Friday, July 17, 2009

Ezra Holdings Ltd: Stable 3Q09 despite stormy environment

Stable 3Q09. Ezra Holdings (Ezra) reported topline growth of 9% YoY to US$59.9m while core bottomline also inched ahead 8% YoY to US$18.8m. On a 9M09 basis, core PATMI (excluding 3Q08 US$136.3m divestment) did better, rising 33% to US$43m. On the whole, Ezra met our expectations and we think that this is a credible performance in view of the overall difficult operating environment.

Lift boats from Ezion gives flexibility. Ezion will be delivering two first-in-class multi purpose self propelled jack up rigs (liftboats) to Ezra from Oct 09 to Mar 10. It will be going into Ezra's Energy Division. We understand that the liftboats are able to substitute the use of 2-3 vessels when providing well intervention services and maintenance of offshore platforms. We expect the liftboats to give Ezra greater deployment flexibility with its current fleet, potentially requiring less in-chartering of vessels on spot rates, which in turn stabilises its gross margin.

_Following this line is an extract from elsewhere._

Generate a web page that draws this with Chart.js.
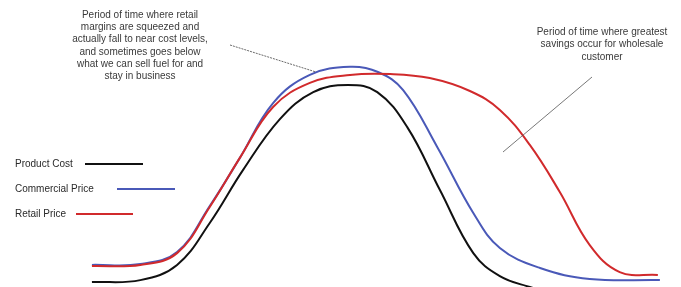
<!DOCTYPE html>
<html>
<head>
<meta charset="utf-8">
<script src="https://cdn.jsdelivr.net/npm/chart.js@4/dist/chart.umd.min.js"></script>
<style>
html,body{margin:0;padding:0;background:#fff;}
#wrap{position:relative;width:681px;height:287px;}
</style>
</head>
<body>
<div id="wrap"><canvas id="c" width="681" height="287"></canvas></div>
<script>
// time (0-100, arbitrary units) and price (0-100, arbitrary units)
const productCostT = [13.5,20.6,26.0,30.8,35.7,41.1,46.0,51.1,55.4,59.8,64.6,69.5,73.4,77.8,82.2];
const productCostP = [1.7,2.4,7.7,22.3,40.8,58.5,67.9,70.4,67.9,55.7,33.8,11.8,3.8,0,-2.8];

const commercialT = [13.5,20.6,26.0,30.8,35.2,40.1,45.5,51.4,55.5,59.2,64.2,69.5,73.4,79.3,86.6,96.9];
const commercialP = [7.7,8.0,12.2,28.2,44.9,64.1,73.9,76.7,74.9,68.6,48.8,25.8,13.6,6.6,2.8,2.4];

const retailT = [13.5,20.6,26.0,30.8,35.2,40.1,45.5,51.4,57.3,63.1,69.0,73.4,77.8,82.2,86.6,91.0,96.6];
const retailP = [7.3,7.7,11.8,27.9,44.9,62.7,71.1,73.9,74.2,72.8,68.3,61.7,49.5,33.1,14.6,5.2,4.2];

const seriesLabels = ["Product Cost","Commercial Price","Retail Price"];
const seriesColors = ["#111111","#4a59b8","#d12a2c"];

const noteLeft = ["Period of time where retail","margins are squeezed and","actually fall to near cost levels,","and sometimes goes below","what we can sell fuel for and","stay in business"];
const noteRight = ["Period of time where greatest","savings occur for wholesale","customer"];

function pts(t,p){return t.map((x,i)=>({x:x,y:p[i]}));}

const overlay = {
  id:'overlay',
  afterDraw(chart){
    const ctx = chart.ctx;
    ctx.save();
    ctx.font = '10px "Liberation Sans", Arial, sans-serif';
    ctx.textBaseline = 'middle';
    ctx.textAlign = 'left';
    const legY = [164,189,214];
    const legLine = [[85,143],[117,175],[76,133]];
    [0,1,2].forEach((i,k)=>{
      ctx.fillStyle = '#2a2a2a';
      ctx.fillText(seriesLabels[i],15,legY[k]);
      ctx.strokeStyle = seriesColors[i];
      ctx.lineWidth = 2;
      ctx.beginPath();
      ctx.moveTo(legLine[k][0],legY[k]);
      ctx.lineTo(legLine[k][1],legY[k]);
      ctx.stroke();
    });
    ctx.fillStyle = '#3a3a3a';
    ctx.textAlign = 'center';
    noteLeft.forEach((s,i)=>ctx.fillText(s,140,15+i*12.3));
    noteRight.forEach((s,i)=>ctx.fillText(s,602,32+i*12.5));
    ctx.strokeStyle = '#444';
    ctx.lineWidth = 0.8;
    ctx.setLineDash([2,1]);
    ctx.beginPath();
    ctx.moveTo(230,45);
    ctx.lineTo(316,72);
    ctx.stroke();
    ctx.setLineDash([]);
    ctx.strokeStyle = '#555';
    ctx.beginPath();
    ctx.moveTo(503,152);
    ctx.lineTo(592,77);
    ctx.stroke();
    ctx.restore();
  }
};

const common = {borderWidth:2,pointRadius:0,tension:0.4,fill:false};
new Chart(document.getElementById('c'),{
  type:'line',
  data:{
    datasets:[
      Object.assign({label:seriesLabels[0],data:pts(productCostT,productCostP),borderColor:seriesColors[0],order:3},common),
      Object.assign({label:seriesLabels[1],data:pts(commercialT,commercialP),borderColor:seriesColors[1],order:2},common),
      Object.assign({label:seriesLabels[2],data:pts(retailT,retailP),borderColor:seriesColors[2],order:1},common)
    ]
  },
  options:{
    responsive:false,
    animation:false,
    layout:{padding:0},
    plugins:{legend:{display:false},tooltip:{enabled:false}},
    scales:{
      x:{type:'linear',min:0,max:100,display:false},
      y:{type:'linear',min:0,max:100,display:false}
    }
  },
  plugins:[overlay]
});
</script>
</body>
</html>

Pre-emptive S$89.6m. We understand that Ezra has no concrete plans for the proceeds from the 21 May 09 fund raising exercise. Long-term financing has been secured for its previous capex plans and we think the cash will go towards growing the company through other avenues. With the three divisions growing well, we opine that it would take the route to increase efficiencies intra-group prior to taking a risk with external opportunities at this juncture. With credit markets still frozen, we think that the funds could also be used to participate in future bond/equity raising exercises by other companies that are unable to pay/refinance its debt.

EOC still draggy. EOC's Lewek Arunothai failed to meet our expectations of starting earnings accretion in May 09. We understand that the FPSO has now achieved adequate gas "export pressure" and have formally requested to start billing. We have pushed the FPSO contribution back to start in Jul 09. For EOC's pursuance to provide an FPSO for the Chim Sao field, we view "no news as good news", meaning that it is still in the front running for the project.

Maintain BUY. Ezra remains one of our favourites for the sector with its relatively defensive earnings. In addition, we think its recent placement puts it in good stead to capitalise on any distressed asset situation. We have tweaked our SOTP to S$1.46 (prev. S$1.42) as we see margin improvements for the group as it drives for internal efficiency.